How a New Paradigm Explains Topographic Map Drainage System and Erosional Landform Evidence in the Fremont County Royal Gorge Area, Colorado, USA
- Eric Clausen
Abstract
A new Cenozoic geologic and glacial history paradigm (new paradigm) describes massive and prolonged continental ice sheet meltwater floods that eroded the Colorado Royal Gorge area and surrounding regions and which were diverted in east, northeast, and even north directions as uplift of a thick ice sheet created deep “hole” rim gradually occurred (the thick ice sheet was located where North American ice sheets are usually recognized to have existed). A deep “hole” rim segment followed what is now the northern and central Colorado east-west continental divide southward to the Arkansas River headwaters area and then continued south along the Sangre de Cristo Mountains crestline to at least the Purgatoire River-Canadian River drainage divide and may have continued east from that point along a less well-defined zone beginning with what is now the Purgatoire River-Canadian River drainage divide.
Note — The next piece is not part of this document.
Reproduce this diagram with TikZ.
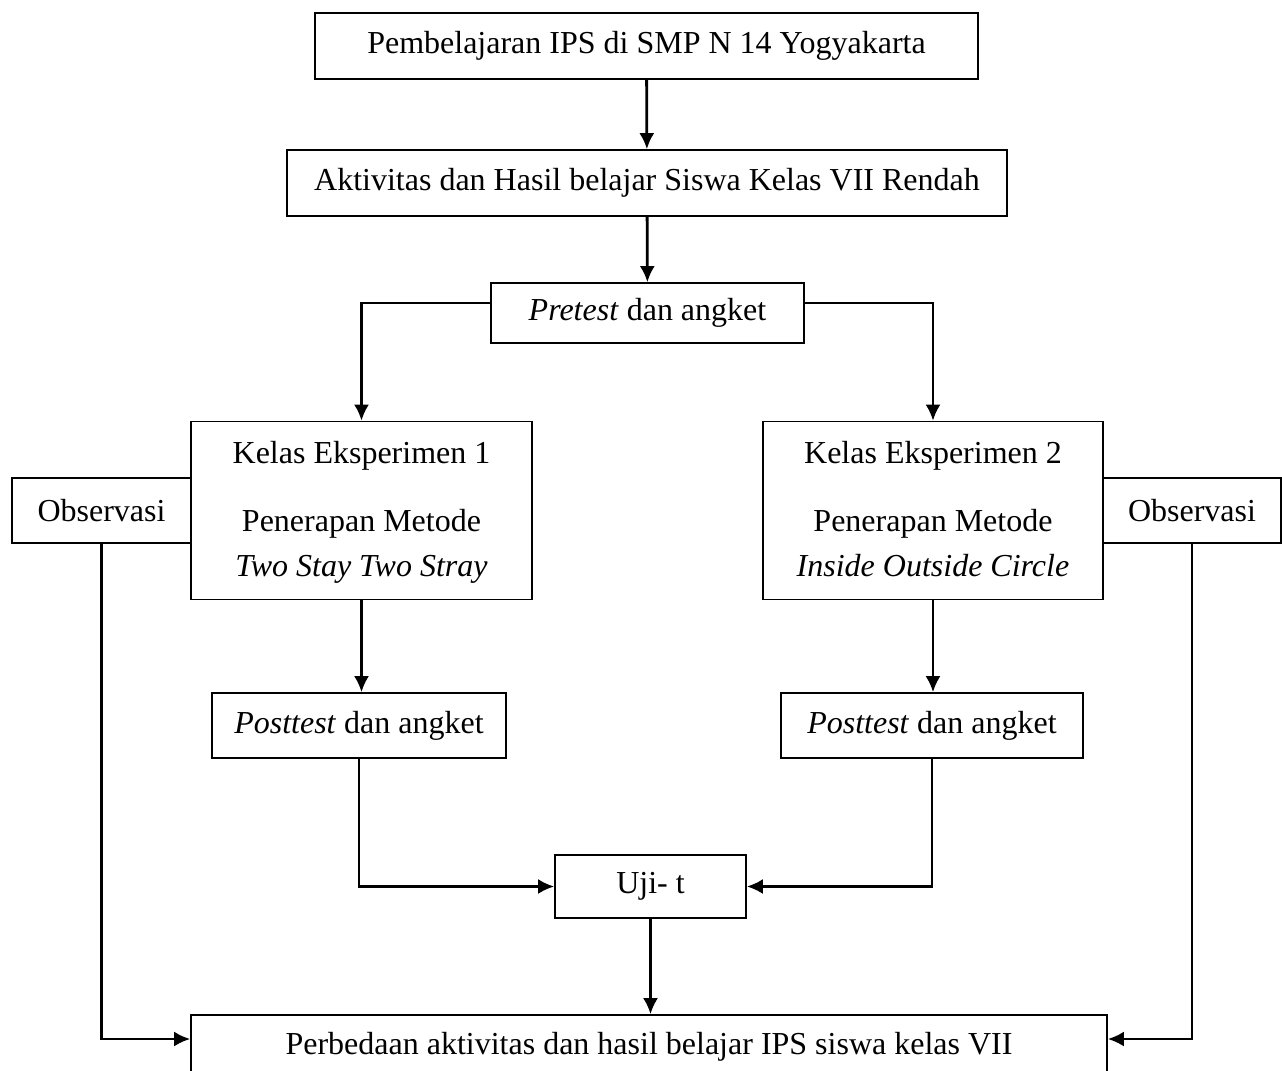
\documentclass[tikz,border=0pt]{standalone}
\usepackage{fontspec}
\setmainfont{Liberation Serif}
\usetikzlibrary{arrows.meta}
\begin{document}
\begin{tikzpicture}[x=0.5pt,y=-0.5pt,
			kotak/.style={draw, line width=0.8pt, align=center, inner sep=0pt, font=\fontsize{16}{22.5}\selectfont},
			panah/.style={-{Latex[length=8pt,width=7.5pt]}, line width=1.4pt}
		]
		\useasboundingbox (0,0) rectangle (1282,1071);
		\clip (0,0) rectangle (1282,1071);

		\node[kotak, minimum width=331.5pt, minimum height=33pt] (ips) at (646.5,46) {Pembelajaran IPS di SMP N 14 Yogyakarta};
		\node[kotak, minimum width=360pt, minimum height=33pt] (akt) at (647,183) {Aktivitas dan Hasil belajar Siswa Kelas VII Rendah};
		\node[kotak, minimum width=156.5pt, minimum height=30pt] (pre) at (647.5,313) {\textit{Pretest} dan angket};

		\node[kotak, minimum width=170.5pt, minimum height=89pt] (kls1) at (361.5,510.5) {\strut Kelas Eksperimen 1\\[11.5pt] Penerapan Metode\\ \textit{Two Stay Two Stray}\strut};
		\node[kotak, minimum width=170pt, minimum height=89pt] (kls2) at (933,510.5) {\strut Kelas Eksperimen 2\\[11.5pt] Penerapan Metode\\ \textit{Inside Outside Circle}\strut};
		\node[kotak, minimum width=89.5pt, minimum height=32.5pt] (obs1) at (101.5,510.5) {Observasi};
		\node[kotak, minimum width=89pt, minimum height=32.5pt] (obs2) at (1192,510.5) {Observasi};

		\node[kotak, minimum width=147pt, minimum height=32.5pt] (post1) at (359,725.5) {\textit{Posttest} dan angket};
		\node[kotak, minimum width=151pt, minimum height=32.5pt] (post2) at (932,725.5) {\textit{Posttest} dan angket};
		\node[kotak, minimum width=95.5pt, minimum height=31.5pt] (uji) at (650.5,886.5) {Uji- t};
		\node[kotak, minimum width=458pt, minimum height=32pt] (hasil) at (649,1047) {Perbedaan aktivitas dan hasil belajar IPS siswa kelas VII};

		\draw[panah] (ips) -- (akt);
		\draw[panah] (akt) -- (pre);
		\draw[panah] ([yshift=5pt]pre.west) -| (kls1);
		\draw[panah] ([yshift=5pt]pre.east) -| (kls2);
		\draw[panah] (kls1.south) -- (kls1.south |- post1.north);
		\draw[panah] (kls2.south) -- (kls2.south |- post2.north);
		\draw[panah] (post1) |- (uji);
		\draw[panah] (post2) |- (uji);
		\draw[panah] (uji.south) -- (uji.south |- hasil.north);
		\draw[panah] (obs1) |- ([yshift=4pt]hasil.west);
		\draw[panah] (obs2) |- ([yshift=4pt]hasil.east);

	\end{tikzpicture}
\end{document}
Diverging and converging valley complexes, barbed tributaries, and Arkansas River and other drainage route direction changes (easily seen on United States Geological Survey detailed topographic maps) are interpreted to have developed as the south-oriented floodwaters first flowed across the rising deep “hole” rim to reach the south- and southeast-oriented Rio Grande River drainage basin and were subsequently blocked by deep “hole” rim uplift and diverted to flow in east, northeast, and north directions. The accepted Cenozoic geologic and glacial history paradigm (accepted paradigm) has to date been unable to satisfactorily explain the detailed topographic map drainage system and erosional landform evidence and the new and accepted paradigms are incommensurable and lead to quite different Cenozoic geologic and glacial histories.